Indeed, the biggest virtue of “ownership” is that it’s simple. Everyone — even a toddler (“Mine!”) knows what it means.
E-books, specifically, and digital media, generally, muddle that up. Right now, when you buy an e-book on your Kindle, you most definitely do not own that “book” in the typical meaning of the word “own”. You cannot, lawfully and/or technologically, use it in the way(s) which you would have been able to use the paperback version of the same content: you can’t lend it to a friend, donate it to a library, re-sell it, etc. Your rights are clearly delineated, I’ll bet, in the licensing agreement you entered into, but as the consumer, that’s not the bargain you expected. What is expected is the simple, common language: I bought it, therefore I own it.

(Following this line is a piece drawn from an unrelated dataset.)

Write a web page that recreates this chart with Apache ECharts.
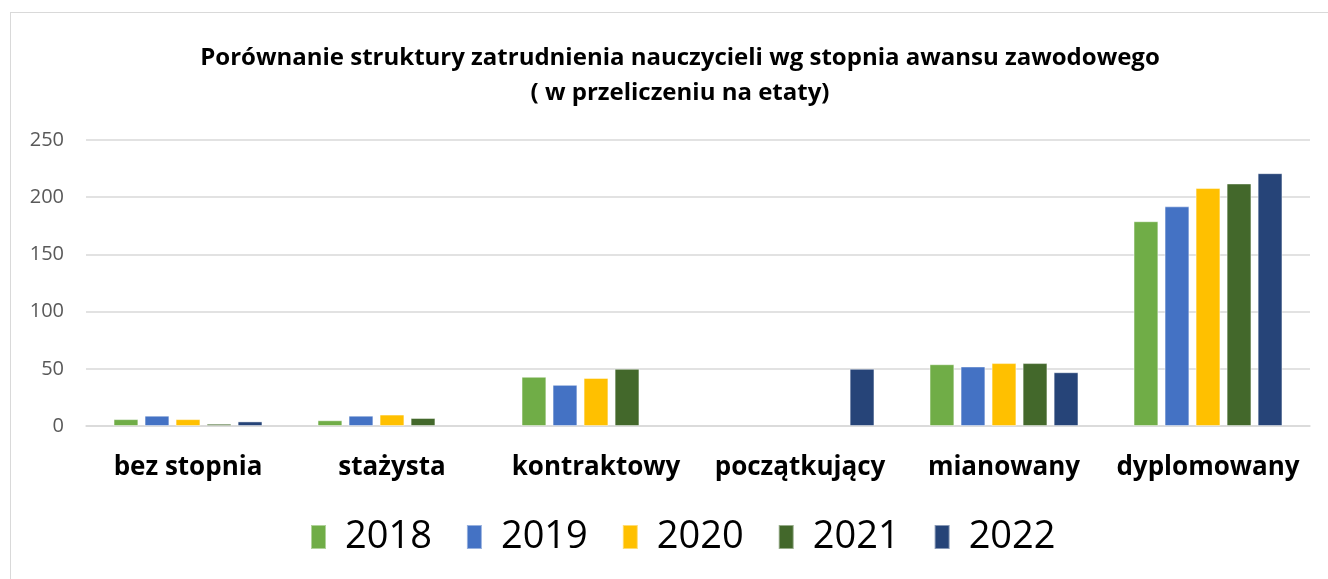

The troubling part about all this is that the time-tested concept of ownership is clear, yet we have some odd expectation that it will yield to granularity in licensing. You can buy DRM music in the iTunes store or non-DRM. Amazon uses DRM-free content as a sales point. On the other side of the aisle, Creative Commons has six different licenses, some of which use ther term “non-commercial.” What does non-commercial mean? Answering that required a year long study (in which I participated) to yield a 255 page (!) .pdf to “define non-commercial”.
It’s all way, way too complicated. We need to find a way to keep it simple.